Probabilmente, Monti è stato l’inventore del silenzio stampa, in quanto, dopo la tormentata vicenda del suo arrivo a Torino, gli rimase una diffidenza invincibile verso i giornalisti, che giudicava, nel suo risentimento, gente capace di esaltare o di distruggere un giocatore, senza tanto pensarci, ma è stato ed è rimasto un uomo di grandissima dignità.

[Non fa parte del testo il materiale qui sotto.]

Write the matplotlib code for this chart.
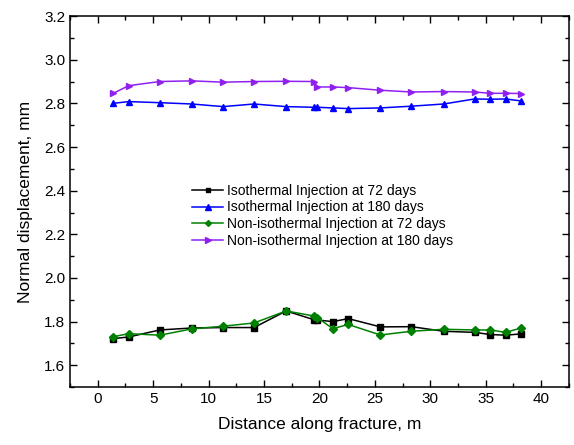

È stato, senza dubbio, il più forte centromediano metodista apparso in Italia, dove non si era mai visto un atleta dotato di un tiro così forte con i due piedi, un “bestione” così grosso e pur così pulito e delicato nel tocco, incontrista feroce e praticamente insuperabile, acrobatico, sicuro negli stacchi e nelle incornate difensive. Poiché non amava correre (e con quella mole non era nemmeno facile!), Luisito veniva chiamato “L’uomo che cammina”. In effetti faceva correre la palla e sapeva lanciarla, come nessuno, in perfette proiezioni sulle esterni. Non fu facile per nessuno superarlo, assolutamente impossibile prenderlo in giro sul terreno di gioco. Ne sanno qualcosa Schiavio e Sindelar, un italiano ed un austriaco, che, con la forza o con l’astuzia, cercarono di umiliare l’erculeo Luis. Ed accadde che entrambi, in diverse occasioni, lasciarono il campo in barella.
Luisito Monti era nato a Buenos Aires il 15 maggio 1901 ed aveva iniziato a giocare a calcio nelle formazioni giovanili del San Lorenzo de Almagro. Ben presto conquistò la maglia di titolare e successivamente venne acquistato dal Boca Juniors. Nazionale argentino alle Olimpiadi di Amsterdam (1928) ed al primo campionato del mondo disputato in Uruguay (1930), Monti passò poi alla Juventus grazie alla sua doppia nazionalità. Luis, infatti, era figlio di genitori italiani emigrati in Argentina. Monti è stato l’unico giocatore ad aver giocato finali di Campionato del mondo per due nazionali diverse: nel 1930 con l’Argentina contro l’Uruguay (fu sconfitta per 1-2) e nel 1934 con l’Italia contro la Cecoslovacchia (fu vittoria per 2-1).
In azzurro Luisito Monti esordì il 27 novembre 1932, contro l’Ungheria (4-2), dopo aver vinto con la Juventus il primo dei suoi quattro scudetti. Gioca una partita eroica ad “Highbury”, tempio dell’Arsenal, contro gli inglesi, restando in campo con un alluce spezzato per non lasciare in dieci i compagni. La sua ultima partita in Nazionale Monti la giocò nel 1936 contro la Svizzera a Zurigo, dove gli azzurri si imposero con il punteggio di 2-1. Un grave incidente riportato in campionato lo mise fuori combattimento e lo convinse a lasciare.